Chef’s Corner: Pan Seared Cod with Tropical Slaw


Contributed by Tony DiStefano, Director of Culinary Innovation

Light, fresh, and full of bright flavors, this Pan-Seared Cod with Tropical Slaw is a perfect balance of savory and sweet. The cod is seared to golden perfection, tender, flaky, and delicately seasoned then paired with a vibrant tropical slaw made with crisp cabbage, juicy pineapple, and a hint of lime. This dish is as refreshing as it is satisfying.

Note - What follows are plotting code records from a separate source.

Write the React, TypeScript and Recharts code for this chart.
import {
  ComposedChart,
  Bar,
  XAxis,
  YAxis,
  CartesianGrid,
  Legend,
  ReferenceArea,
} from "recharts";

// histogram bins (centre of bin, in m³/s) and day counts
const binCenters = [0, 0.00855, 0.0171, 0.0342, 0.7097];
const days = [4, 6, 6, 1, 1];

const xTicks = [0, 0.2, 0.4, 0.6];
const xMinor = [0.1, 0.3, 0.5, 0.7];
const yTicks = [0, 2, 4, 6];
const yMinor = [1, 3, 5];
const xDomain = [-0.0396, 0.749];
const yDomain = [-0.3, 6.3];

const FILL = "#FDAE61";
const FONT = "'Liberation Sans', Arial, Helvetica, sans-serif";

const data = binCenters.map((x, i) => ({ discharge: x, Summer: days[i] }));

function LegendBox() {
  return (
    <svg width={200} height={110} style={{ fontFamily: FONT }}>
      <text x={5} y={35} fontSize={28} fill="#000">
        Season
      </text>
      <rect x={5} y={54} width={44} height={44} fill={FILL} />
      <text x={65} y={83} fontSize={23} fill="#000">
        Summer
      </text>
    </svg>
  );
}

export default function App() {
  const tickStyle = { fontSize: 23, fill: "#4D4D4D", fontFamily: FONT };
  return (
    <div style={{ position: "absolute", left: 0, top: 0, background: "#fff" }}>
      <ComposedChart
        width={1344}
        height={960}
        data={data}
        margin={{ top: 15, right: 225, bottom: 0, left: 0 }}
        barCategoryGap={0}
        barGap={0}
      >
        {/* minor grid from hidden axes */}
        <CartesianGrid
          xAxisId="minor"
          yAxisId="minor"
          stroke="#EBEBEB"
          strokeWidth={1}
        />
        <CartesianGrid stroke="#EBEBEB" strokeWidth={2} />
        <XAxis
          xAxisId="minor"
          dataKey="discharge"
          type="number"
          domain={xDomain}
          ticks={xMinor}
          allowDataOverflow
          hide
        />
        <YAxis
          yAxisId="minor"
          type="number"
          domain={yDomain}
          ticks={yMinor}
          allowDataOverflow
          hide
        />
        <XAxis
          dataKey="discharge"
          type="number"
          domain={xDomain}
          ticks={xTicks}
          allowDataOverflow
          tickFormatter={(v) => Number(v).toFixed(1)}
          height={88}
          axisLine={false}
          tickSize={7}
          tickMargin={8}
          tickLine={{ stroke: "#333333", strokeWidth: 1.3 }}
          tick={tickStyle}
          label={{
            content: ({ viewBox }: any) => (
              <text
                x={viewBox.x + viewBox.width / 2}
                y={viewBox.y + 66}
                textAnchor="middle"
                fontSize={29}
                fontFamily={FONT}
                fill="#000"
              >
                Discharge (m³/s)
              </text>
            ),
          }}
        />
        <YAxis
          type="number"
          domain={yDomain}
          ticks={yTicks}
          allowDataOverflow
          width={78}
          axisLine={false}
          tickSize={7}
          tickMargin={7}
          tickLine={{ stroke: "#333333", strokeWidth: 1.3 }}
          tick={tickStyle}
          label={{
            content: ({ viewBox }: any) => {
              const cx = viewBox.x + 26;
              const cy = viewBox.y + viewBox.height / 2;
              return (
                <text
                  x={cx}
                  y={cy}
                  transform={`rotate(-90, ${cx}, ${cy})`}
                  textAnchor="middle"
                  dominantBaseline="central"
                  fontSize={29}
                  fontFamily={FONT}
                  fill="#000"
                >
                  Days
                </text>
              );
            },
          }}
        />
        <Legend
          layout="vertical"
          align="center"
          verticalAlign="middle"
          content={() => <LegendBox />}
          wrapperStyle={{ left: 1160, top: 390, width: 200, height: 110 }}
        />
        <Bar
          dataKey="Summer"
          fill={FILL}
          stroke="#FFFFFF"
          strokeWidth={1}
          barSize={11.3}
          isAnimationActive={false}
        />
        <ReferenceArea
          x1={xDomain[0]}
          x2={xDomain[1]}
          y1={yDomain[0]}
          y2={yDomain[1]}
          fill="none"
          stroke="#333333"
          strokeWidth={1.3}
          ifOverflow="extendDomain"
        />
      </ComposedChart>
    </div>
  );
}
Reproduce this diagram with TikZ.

Recipe: Chef’s Corner: Pan Seared Cod with Tropical Slaw

Ingredients

  • 4 cod fillets (6 oz each)
  • 2 tbsp olive oil
  • 1 tbsp lime juice
  • 1 tsp garlic powder
  • 1 tsp smoked paprika
  • Salt and pepper to taste

Slaw

  • 2 cups shredded green cabbage
  • 1 cup shredded red cabbage
  • 1 mango, julienned
  • 1/2 cup pineapple, finely chopped
  • 1/4 cup red bell pepper, thinly sliced
  • 1/4 cup fresh cilantro, chopped
  • 1 tbsp lime juice
  • 1 tbsp rice vinegar
  • 1 tsp mirin
  • Salt to taste

Avocado Crème

  • 1 ripe avocado
  • 1/4 cup Greek yogurt
  • 2 tbsp sour cream
  • 1 tbsp lime juice
  • 1 small garlic clove
  • Salt and pepper to taste
  • Splash of water or olive oil for thinning (optional)

Directions

  1. Preheat grill to medium-high heat.
  2. In a small bowl, mix olive oil, lime juice, garlic powder, paprika, salt, and pepper.
  3. Brush the mixture on both sides of the cod fillets.
  4. Grill cod for about 3–4 minutes per side, or until the fish flakes easily with a fork.
  5. Remove from grill and set aside to rest.
  6. In a large bowl, toss together all slaw ingredients.
  7. Chill for 15–30 minutes to allow flavors to blend.
  8. Blend all ingredients in a food processor or blender until smooth and creamy. Adjust thickness with a bit of water or olive oil if needed.

About the Chef

Tony DiStefano joined the Whitsons team back in 2010, working as a Food Service Director. During his time at Whitsons, Tony has transitioned through many roles, currently serving as the Director of Culinary Innovation. Having grown up with a family in the restaurant business, he’s always been around food. After culinary school he ventured out on his own, and his love of sweets led him to the bakery business. After the bakery sold, he was contracted to run bakeries and delis in supermarkets on military bases across the northeast. In his current role, Tony’s most rewarding job is doing guest chef visits at schools. He loves bringing the joy and excitement of wholesome foods to students, so that they can learn that healthy eating can be fun.